ГИЛБЕРТ КИТ ЧЕСТЕРТОН, ИЛИ НЕОЖИДАННОСТЬ ЗДРАВОМЫСЛИЯ
Мне не было нужды соглашаться с Честертоном, чтобы получать от него радость. Его юмор такого рода, который нравится мне больше всего. Это не «остроты», распределенные по странице, как изюминки по тесту булочки, и уж вовсе не заданный заранее тон небрежного подшучивания, который нет сил переносить; юмор тут не отделим от самой сути спора, диалектика спора им «зацветает», как сказал бы Аристотель. Шпага играет в лучах солнца не оттого, что фехтовальщик об этом заботится, просто бой идет не на шутку и движения очень проворны. Критиков, которым кажется, будто Честертон жонглировал парадоксами ради парадоксов, я могу в лучшем случае пожалеть; принять их точку зрения я неспособен.
К. С. Льюис. Настигнутый радостью.
Глава XII.
У Честертона есть поэма, которая называется «Белый конь»; ее герой — Альфред Великий, английский король IX века, защищавший честь своего народа, навыки законности и хрупкое наследие культуры в бурную пору варварских набегов. О стихах Честертона вообще–то не очень принято говорить всерьез, но поэтическое качество «Белого коня» в довольно сильных выражениях хвалил недавно умерший поэт Оден — признанный мастер современной поэзии, притом человек, отнюдь не похожий на Честертона по своим вкусам и тенденциям, едва ли не его антипод: тем примечательнее такое суждение. Сейчас, однако, нас занимает не то, хороша поэма или дурна, вообще не она сама по себе, а только свет, отбрасываемый ею на все остальное, что написал ее автор. Дело в том, что именно там Честертон выговорил очень существенные для него вещи с такой прямотой и доверительностью к читателю, как мало где еще; недаром работа над поэмой началась со строфы, пришедшей во сне, и сопровождалась сильным эмоциональным напряжением. Похоже на то, что «Белый конь» для Честертона «самое–самое», заповедная середина того достаточно пестрого целого, которое слагается из шумных и многоречивых статей и эссе, из рассказов и романов. Поэма не переводилась и едва ли когда–нибудь будет переведена — самый ее размер, по–английски очень традиционный, по–русски «не звучит». Пусть несколько слов о ее смысле послужат как бы виньеткой к статье.

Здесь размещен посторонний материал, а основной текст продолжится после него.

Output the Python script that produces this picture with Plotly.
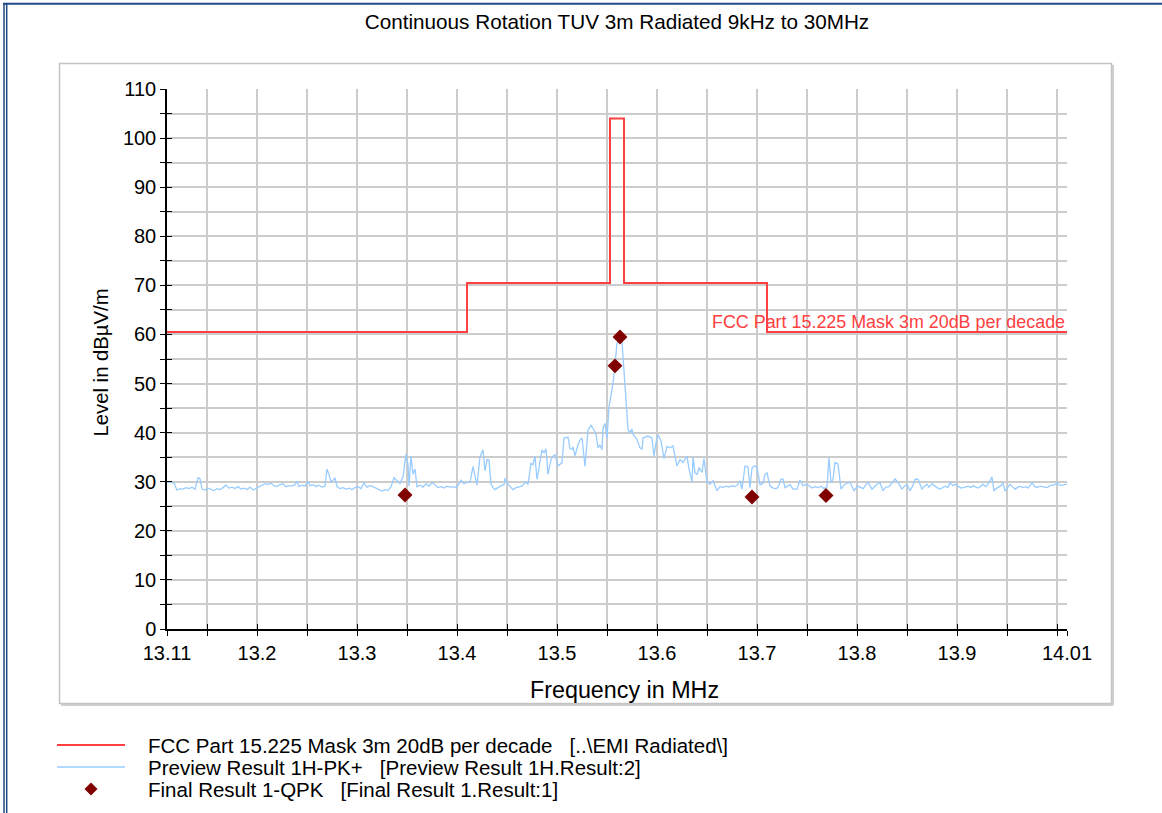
import plotly.graph_objects as go

# ---------------- data ----------------
title_text = "Continuous Rotation TUV 3m Radiated 9kHz to 30MHz"

mask_freq = [13.11, 13.41, 13.553, 13.567, 13.71, 14.01]
mask_level = [60.5, 70.5, 104.0, 70.5, 60.5, 60.5]

final_freq = [13.348, 13.558, 13.563, 13.695, 13.769]
final_level = [27.3, 53.6, 59.5, 26.9, 27.2]

preview_freq = [
    13.110, 13.113, 13.117, 13.120, 13.123, 13.126, 13.129, 13.132, 13.135, 13.138,
    13.141, 13.143, 13.145, 13.148, 13.151, 13.154, 13.157, 13.160, 13.163, 13.166,
    13.169, 13.172, 13.175, 13.178, 13.181, 13.184, 13.187, 13.190, 13.193, 13.196,
    13.199, 13.202, 13.205, 13.208, 13.211, 13.214, 13.217, 13.220, 13.223, 13.226,
    13.229, 13.232, 13.235, 13.238, 13.240, 13.242, 13.245, 13.248, 13.251, 13.253,
    13.256, 13.259, 13.262, 13.265, 13.268, 13.270, 13.272, 13.274, 13.276, 13.278,
    13.280, 13.283, 13.286, 13.289, 13.292, 13.295, 13.298, 13.301, 13.304, 13.307,
    13.310, 13.313, 13.316, 13.319, 13.322, 13.325, 13.328, 13.331, 13.334, 13.337,
    13.340, 13.343, 13.346, 13.349, 13.351, 13.352, 13.354, 13.356, 13.358, 13.360,
    13.363, 13.366, 13.369, 13.372, 13.375, 13.378, 13.381, 13.384, 13.387, 13.390,
    13.393, 13.396, 13.399, 13.402, 13.404, 13.407, 13.410,
    13.413, 13.416, 13.418, 13.420, 13.423, 13.426, 13.428, 13.430, 13.432, 13.434,
    13.436, 13.438, 13.441, 13.444, 13.447, 13.448, 13.451, 13.453, 13.456, 13.459,
    13.462, 13.465, 13.468, 13.471, 13.474, 13.476, 13.478, 13.480, 13.482, 13.485,
    13.487, 13.489, 13.491, 13.494, 13.496, 13.498, 13.501, 13.503, 13.505, 13.507,
    13.511, 13.513, 13.515, 13.516, 13.518, 13.521, 13.523, 13.525, 13.528, 13.531,
    13.534, 13.536, 13.539, 13.541, 13.543, 13.545, 13.546, 13.548, 13.550, 13.552,
    13.554, 13.556, 13.558, 13.560, 13.562, 13.565, 13.566, 13.569, 13.571, 13.573,
    13.575, 13.576, 13.580, 13.583, 13.585, 13.586, 13.589, 13.591, 13.595, 13.597,
    13.599, 13.601, 13.604, 13.607, 13.610, 13.613, 13.616, 13.618, 13.620, 13.623,
    13.626, 13.630, 13.632, 13.635, 13.636, 13.638, 13.640, 13.642, 13.645, 13.647,
    13.650, 13.653, 13.656, 13.660, 13.663, 13.666, 13.669, 13.672, 13.675, 13.678,
    13.680, 13.683, 13.685, 13.688, 13.691, 13.693, 13.695, 13.697, 13.700, 13.703,
    13.706, 13.708, 13.710, 13.713, 13.716, 13.719, 13.721, 13.724, 13.726, 13.728,
    13.731, 13.733, 13.736, 13.740, 13.743, 13.746, 13.750, 13.753, 13.755, 13.758,
    13.761, 13.764, 13.767, 13.770, 13.772, 13.774, 13.776, 13.778, 13.781, 13.784,
    13.788, 13.793, 13.797, 13.801, 13.806, 13.811, 13.815, 13.820, 13.823, 13.826,
    13.829, 13.832, 13.835, 13.838, 13.841, 13.845, 13.847, 13.850, 13.853, 13.856,
    13.858, 13.861, 13.865, 13.867, 13.870, 13.872, 13.875, 13.877, 13.880, 13.883,
    13.886, 13.888, 13.891, 13.893, 13.896, 13.898, 13.901, 13.904, 13.908, 13.911,
    13.914, 13.916, 13.919, 13.921, 13.924, 13.926, 13.929, 13.932, 13.935, 13.937,
    13.939, 13.941, 13.944, 13.946, 13.948, 13.951, 13.953, 13.956, 13.958, 13.961,
    13.963, 13.966, 13.969, 13.971, 13.973, 13.975, 13.978, 13.980, 13.983, 13.985,
    13.988, 13.990, 13.993, 13.995, 13.998, 14.000, 14.003, 14.005, 14.008, 14.010,
]

preview_level = [
    29.8, 29.9, 29.7, 28.3, 28.6, 28.5, 28.8, 28.6, 28.9, 28.5,
    30.8, 30.6, 28.5, 28.3, 28.7, 28.4, 28.2, 28.6, 28.4, 28.8,
    29.3, 28.7, 28.9, 28.6, 29.0, 28.5, 28.7, 28.4, 28.9, 28.3,
    28.6, 29.0, 29.3, 29.6, 29.4, 29.7, 29.2, 29.0, 29.4, 29.6,
    29.0, 29.2, 29.1, 29.4, 30.1, 29.0, 29.3, 29.1, 30.1, 29.2,
    29.4, 29.0, 29.3, 28.9, 29.1, 32.6, 31.5, 30.0, 30.3, 30.8,
    29.0, 28.6, 28.8, 28.5, 28.7, 28.4, 28.8, 29.0, 28.6, 29.8,
    28.9, 29.2, 29.0, 28.7, 28.3, 28.1, 28.4, 28.2, 29.0, 30.8,
    30.2, 29.6, 31.0, 35.7, 33.5, 29.1, 35.2, 31.5, 32.6, 29.0,
    29.3, 28.9, 29.6, 29.1, 29.8, 29.4, 28.8, 29.0, 28.7, 29.1,
    28.9, 29.0, 28.8, 29.5, 30.3, 29.6, 29.9,
    29.9, 33.1, 31.0, 29.3, 35.1, 36.5, 32.2, 34.5, 34.4, 29.5,
    28.8, 28.4, 28.8, 29.2, 29.4, 30.7, 29.5, 29.0, 28.4, 28.8,
    28.9, 29.1, 29.9, 29.5, 33.7, 33.5, 35.2, 30.5, 32.9, 36.5,
    35.9, 36.7, 31.5, 34.5, 35.2, 35.5, 33.2, 33.5, 33.9, 38.9,
    39.1, 36.7, 36.6, 37.1, 35.3, 37.5, 38.5, 38.9, 33.1, 40.5,
    41.5, 40.9, 39.7, 36.9, 37.5, 36.5, 40.9, 41.9, 38.9, 45.2,
    47.8, 50.0, 53.8, 58.2, 59.2, 58.5, 55.5, 47.3, 40.7, 40.0,
    40.7, 39.7, 38.6, 36.9, 36.6, 38.9, 39.2, 39.3, 38.9, 35.2,
    37.9, 39.6, 38.3, 34.7, 37.2, 36.9, 37.3, 35.2, 33.2, 34.5,
    33.9, 35.2, 32.6, 29.9, 35.0, 31.8, 31.5, 32.9, 31.9, 34.7,
    29.9, 29.5, 30.2, 28.2, 29.0, 28.8, 29.1, 28.9, 29.2, 29.0,
    29.3, 30.2, 28.5, 33.2, 33.0, 28.8, 32.8, 33.2, 33.0, 29.4,
    29.7, 31.5, 31.8, 29.1, 28.7, 28.6, 28.8, 30.5, 30.5, 28.8,
    29.2, 29.4, 28.5, 28.5, 30.3, 29.2, 29.5, 28.9, 28.7, 29.0,
    28.8, 29.1, 28.6, 29.0, 34.9, 29.8, 30.5, 33.9, 33.6, 28.5,
    29.5, 29.9, 28.2, 29.1, 28.6, 29.9, 28.5, 29.5, 29.8, 28.2,
    28.9, 29.0, 29.9, 30.6, 29.8, 28.5, 29.0, 29.5, 28.1, 29.3,
    30.5, 30.5, 28.5, 29.0, 29.5, 28.9, 29.6, 29.2, 28.8, 28.5,
    28.9, 29.1, 28.8, 29.8, 29.2, 29.5, 29.1, 28.7, 28.9, 29.1,
    28.8, 29.2, 28.9, 28.7, 29.1, 29.5, 29.0, 29.8, 31.0, 28.1,
    28.6, 28.8, 29.2, 29.8, 28.1, 28.9, 29.5, 28.9, 28.5, 28.9,
    29.1, 28.8, 29.0, 28.7, 29.3, 29.8, 29.0, 28.8, 29.1, 29.0,
    28.9, 28.8, 29.2, 29.3, 29.4, 29.8, 29.2, 29.3, 29.4, 29.5,
]

x_tick_vals = [13.11, 13.15, 13.2, 13.25, 13.3, 13.35, 13.4, 13.45, 13.5, 13.55,
               13.6, 13.65, 13.7, 13.75, 13.8, 13.85, 13.9, 13.95, 14.0, 14.01]
x_tick_text = ["13.11", "", "13.2", "", "13.3", "", "13.4", "", "13.5", "",
               "13.6", "", "13.7", "", "13.8", "", "13.9", "", "", "14.01"]
y_tick_vals = [0, 5, 10, 15, 20, 25, 30, 35, 40, 45, 50, 55,
               60, 65, 70, 75, 80, 85, 90, 95, 100, 105, 110]
y_tick_text = ["0", "", "10", "", "20", "", "30", "", "40", "", "50", "",
               "60", "", "70", "", "80", "", "90", "", "100", "", "110"]

legend_labels = [
    "FCC Part 15.225 Mask 3m 20dB per decade\u00a0\u00a0\u00a0[..\\EMI Radiated\\]",
    "Preview Result 1H-PK+\u00a0\u00a0\u00a0[Preview Result 1H.Result:2]",
    "Final Result 1-QPK\u00a0\u00a0\u00a0[Final Result 1.Result:1]",
]
mask_label = "FCC Part 15.225 Mask 3m 20dB per decade"

# ---------------- styling ----------------
FONT = "Liberation Sans, Arial, sans-serif"
RED = "#ff4040"
BLUE = "#99ccff"
MAROON = "#800000"
GRID = "#cccccc"

W, H = 1162, 813
L, R, T, B = 167, 95, 89, 184
PW, PH = W - L - R, H - T - B


def px(x):
    return (x - L) / PW


def py(y):
    return (H - B - y) / PH


fig = go.Figure()

fig.add_trace(go.Scatter(
    x=preview_freq, y=preview_level, mode="lines",
    line=dict(color=BLUE, width=1.3), name="Preview Result 1H-PK+",
    showlegend=False, hoverinfo="skip"))

fig.add_trace(go.Scatter(
    x=mask_freq, y=mask_level, mode="lines", line_shape="hv",
    line=dict(color=RED, width=2), name="FCC Part 15.225 Mask",
    showlegend=False, hoverinfo="skip"))

fig.add_trace(go.Scatter(
    x=final_freq, y=final_level, mode="markers",
    marker=dict(symbol="diamond", size=11.5, color=MAROON),
    name="Final Result 1-QPK", showlegend=False, hoverinfo="skip"))

# dummy trace for the overlay axes (inner tick marks)
fig.add_trace(go.Scatter(x=[13.5], y=[-50], xaxis="x2", yaxis="y2",
                         mode="markers", marker=dict(opacity=0),
                         showlegend=False, hoverinfo="skip"))

axis_common = dict(
    showline=True, linecolor="black", linewidth=1.5,
    ticks="outside", ticklen=5, tickwidth=1.2, tickcolor="black",
    showgrid=True, gridcolor=GRID, gridwidth=1.5,
    zeroline=False, tickfont=dict(family=FONT, size=20, color="black"),
)

fig.update_layout(
    width=W, height=H,
    margin=dict(l=L, r=R, t=T, b=B),
    paper_bgcolor="white", plot_bgcolor="white",
    font=dict(family=FONT, color="black"),
    title=dict(text=title_text, x=0.5, xref="paper", xanchor="center",
               y=1 - 22 / H, yref="container", yanchor="middle",
               font=dict(family=FONT, size=20.7, color="black")),
    xaxis=dict(range=[13.11, 14.01], tickmode="array",
               tickvals=x_tick_vals, ticktext=x_tick_text, **axis_common),
    yaxis=dict(range=[0, 110], tickmode="array",
               tickvals=y_tick_vals, ticktext=y_tick_text, **axis_common),
    xaxis2=dict(range=[13.11, 14.01], overlaying="x", anchor="y2", side="bottom",
                tickmode="array", tickvals=x_tick_vals, showticklabels=False,
                ticks="inside", ticklen=5, tickwidth=1.2, tickcolor="black",
                showgrid=False, zeroline=False, showline=False),
    yaxis2=dict(range=[0, 110], overlaying="y", anchor="x2", side="left",
                tickmode="array", tickvals=y_tick_vals, showticklabels=False,
                ticks="inside", ticklen=5, tickwidth=1.2, tickcolor="black",
                showgrid=False, zeroline=False, showline=False),
    showlegend=False,
)

shapes = []
# outer blue frame
shapes.append(dict(type="line", xref="paper", yref="paper",
                   x0=px(3), x1=px(W + 5), y0=py(3.7), y1=py(3.7),
                   line=dict(color="#1f4a85", width=2)))
for xx in (4.0, 6.7):
    shapes.append(dict(type="line", xref="paper", yref="paper",
                       x0=px(xx), x1=px(xx), y0=py(3), y1=py(H + 5),
                       line=dict(color="#1f4a85", width=1.5)))
# chart panel with subtle shadow
shapes.append(dict(type="line", xref="paper", yref="paper",
                   x0=px(1113), x1=px(1113), y0=py(65), y1=py(705),
                   line=dict(color="#d0d0d0", width=2)))
shapes.append(dict(type="line", xref="paper", yref="paper",
                   x0=px(61), x1=px(1113), y0=py(705), y1=py(705),
                   line=dict(color="#d0d0d0", width=2)))
shapes.append(dict(type="rect", xref="paper", yref="paper",
                   x0=px(59.5), x1=px(1111.5), y0=py(703.5), y1=py(63.5),
                   line=dict(color="#c4c4c4", width=1.5)))
# legend samples
shapes.append(dict(type="line", xref="paper", yref="paper",
                   x0=px(57), x1=px(125), y0=py(745), y1=py(745),
                   line=dict(color=RED, width=2)))
shapes.append(dict(type="line", xref="paper", yref="paper",
                   x0=px(57), x1=px(125), y0=py(767), y1=py(767),
                   line=dict(color=BLUE, width=1.5)))
cx, cy, hw = 91, 789, 6.5
shapes.append(dict(type="path", xref="paper", yref="paper",
                   path=(f"M {px(cx - hw)} {py(cy)} L {px(cx)} {py(cy - hw)} "
                         f"L {px(cx + hw)} {py(cy)} L {px(cx)} {py(cy + hw)} Z"),
                   fillcolor=MAROON, line=dict(color=MAROON, width=0)))
fig.update_layout(shapes=shapes)

annotations = [
    dict(text="Level in dBµV/m", textangle=-90, xref="paper", yref="paper",
         x=px(100), y=py(362.5), xanchor="center", yanchor="middle",
         showarrow=False, font=dict(family=FONT, size=20.3, color="black")),
    dict(text="Frequency in MHz", xref="paper", yref="paper",
         x=px(624.5), y=py(690), xanchor="center", yanchor="middle",
         showarrow=False, font=dict(family=FONT, size=23.3, color="black")),
    dict(text=mask_label, xref="x", yref="y", x=14.01, y=62.6,
         xanchor="right", yanchor="middle", showarrow=False,
         font=dict(family=FONT, size=17.9, color=RED)),
]
for i, lab in enumerate(legend_labels):
    annotations.append(dict(text=lab, xref="paper", yref="paper",
                            x=px(146), y=py(745 + 22 * i), xanchor="left",
                            yanchor="middle", showarrow=False,
                            font=dict(family=FONT, size=20.5, color="black")))
fig.update_layout(annotations=annotations)

# remove the browser's default 8px body margin so the figure sits at (0, 0)
fig.write_html("out.html",
               config={"displayModeBar": False},
               post_script="document.body.style.margin='0';"
                           "document.body.style.overflow='hidden';")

Прежде всего ее заглавие. Оно связано с известным, чрезвычайно древним, по–видимому кельтским, изображением коня, которое красуется на склоне мелового холма где–то в Беркшире. Линии, слагающиеся в огромный силуэт, светятся белизной мела, контрастно проступающей рядом с зеленым цветом травы в тех местах, где в незапамятные времена сняли дерн — и продолжают исправно снимать его до сих пор. Ибо трава, конечно, рвется заполонить все пространство вокруг, затопить белые линии зеленой волной, и если бы люди из поколения в поколение, из тысячелетия в тысячелетие не расчищали очертаний, древняя форма давно была бы поглощена натиском стихии. Только потому, что разумная воля может быть еще упрямее стихии, мы до сих пор видим этот силуэт, который был стар как мир уже при короле Альфреде. И еще вопрос, когда, собственно, он создан — тогда, когда его линии прочертили в первый раз, или совсем недавно, может быть, вчера, когда в последний раз снимали траву.